Drones are small, remote-controlled, unmanned aerial vehicles (also referred to as UAVs). Many new and exciting uses are being employed for drones, but one that is particularly intriguing is in the field of architecture and construction.
According to an interview in Dezeen.com with Mark Dytham, architect and co-founder of Tokyo-based Klein Dytham Architecture, “Drones will transform the way buildings are designed, the way they look and the way they are used.
One way in which drones are proving to be a useful tool in architecture is through surveying. Due to their small size and relative ease of maneuverability, drones make an easy task of accessing difficult to reach places. Instead of relying on manpower to try to reach potentially unsafe or challenging terrain, you can just send a drone in. For example, rather than sending a worker up a tenuous structure, such as a bridge, to have them photograph and record information, you can simply fly a drone up there to provide close-up footage which can be sent in real-time to the architect on the project.
The aerial photography provided by drones is extremely useful in allowing both the architect and the client to not only visualize how the finished product will look in the landscape but also to later showcase it when it has come to fruition. Utilizing a drone for aerial footage aids the architect in drawing up very accurate plans, as well as subsequent footage displaying the completion of those plans in the finished structure.
Drones may also be used to add efficiency to mapping projects. A project which would generally take a month or longer may now be accomplished in a matter of minutes through the use of drone technology. Drones also contribute a much higher level of accuracy to the mapping process, thus eliminating costly mistakes and revisions.
According to ArchDaily.com, “While using satellite imagery for site planning is common among architects, these visuals are often available in low resolution and produce less accurate data. Data collected by drones can completely eliminate the need for hiring land surveyors for creating topographic surveys. Instead, architects can use this information to build accurate 3D models of the terrain and site and import them directly into drafting and modeling software like Rhino.” In the past, architects would have relied on planes, helicopters, or satellite imaging for aerial footage.
Now, because of their relative ease-of-use and ability to hover in the air for long periods of time, drones are able to produce extremely high-quality aerial images.
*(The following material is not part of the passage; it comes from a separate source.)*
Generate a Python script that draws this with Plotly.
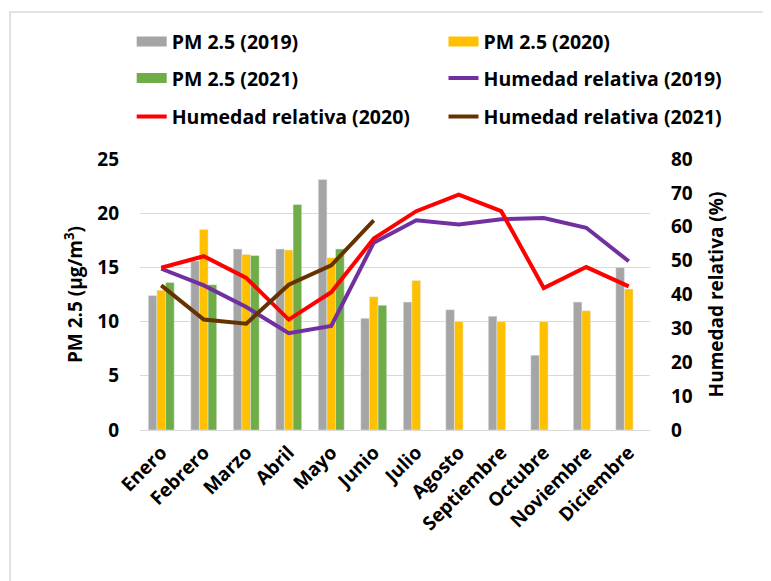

While the use of drones in architecture seems to be almost necessary for a successful firm, there are some obstacles to consider. One obstacle to full implementation of drone (UAV) usage in architecture and construction is government intervention and regulation of these aircraft. There are some current general regulations in place in several countries, with more specificity sure to be added in the near future. Remember, drones are considered to be aircraft and it’s very important to educate yourself on what rules exist in your area so that your drone use is compliant with them.
In the Uk, there is currently legislation being proposed which would require all drone owners to complete a safety and awareness training course proving that they are knowledgeable in all areas of drone safety. Perhaps the savvy firm would be wise to hire an experienced, professional drone operator. Several companies have emerged offering certified UAV operators, including some skilled in assisting on architectural projects. There are also companies that specialize in training folks who desire to operate their own UAV.
Additional obstacles to tackle are the restrictions placed on drone usage near airports or stadiums. Of course regulations will vary according to location, but in general, drone usage is forbidden within 5 miles (roughly 8 kilometers) of an airport. This could prove to be an issue if your project is close to an airport and you’ve come to rely on drone technology. Drones are also forbidden from flying near crowds and public areas. Again, this could prove to be challenging for commercial architects desiring to utilize a UAV in their work.
Looking to the future
According to Archinect.com, a 2016 report by Goldman Sachs lists the construction industry as the largest consumer of UAVs for the next 5 years.
Some future-minded architects even foresee being able to utilize drones to carry and place materials at job sites. In fact, a collaborative project used drones to carry foam blocks and construct a 20 foot (6 meters) tall structure completely autonomously!
We could also see the use of drones to provide real-time feedback on a job site and the effect the construction is having on the environment around it. This type of up-to-date feedback would be especially useful in seeking to preserve and protect the ecosystem around a project. Drones could even be utilized to carry infrared sensors to aid in determining the effect the project is having on the environment below the surface.
Dytham is a particularly forward-thinking visionary who pictures a near-future where people will access buildings from the air via drones. He states that the future of architecture will need to evolve to accommodate a new change in people’s spatial perceptions. According to the article in Dezene.com, he says, “In the future you’ll experience architecture from drones, they will change the way architecture is perceived. We’ll all see buildings from above. We’ll cease to be ground-dwelling creatures; we’ll see things in a vertical dimension.” Can you imagine entering your apartment by drone, via the balcony?
I believe we’ll see drone usage morph and develop into ever more useful features. The architect of tomorrow will need to adapt to technology in order to learn how to best utilize this promising new tool. The potential for UAV usage in architecture and the construction field is truly exciting as we literally soar to new heights.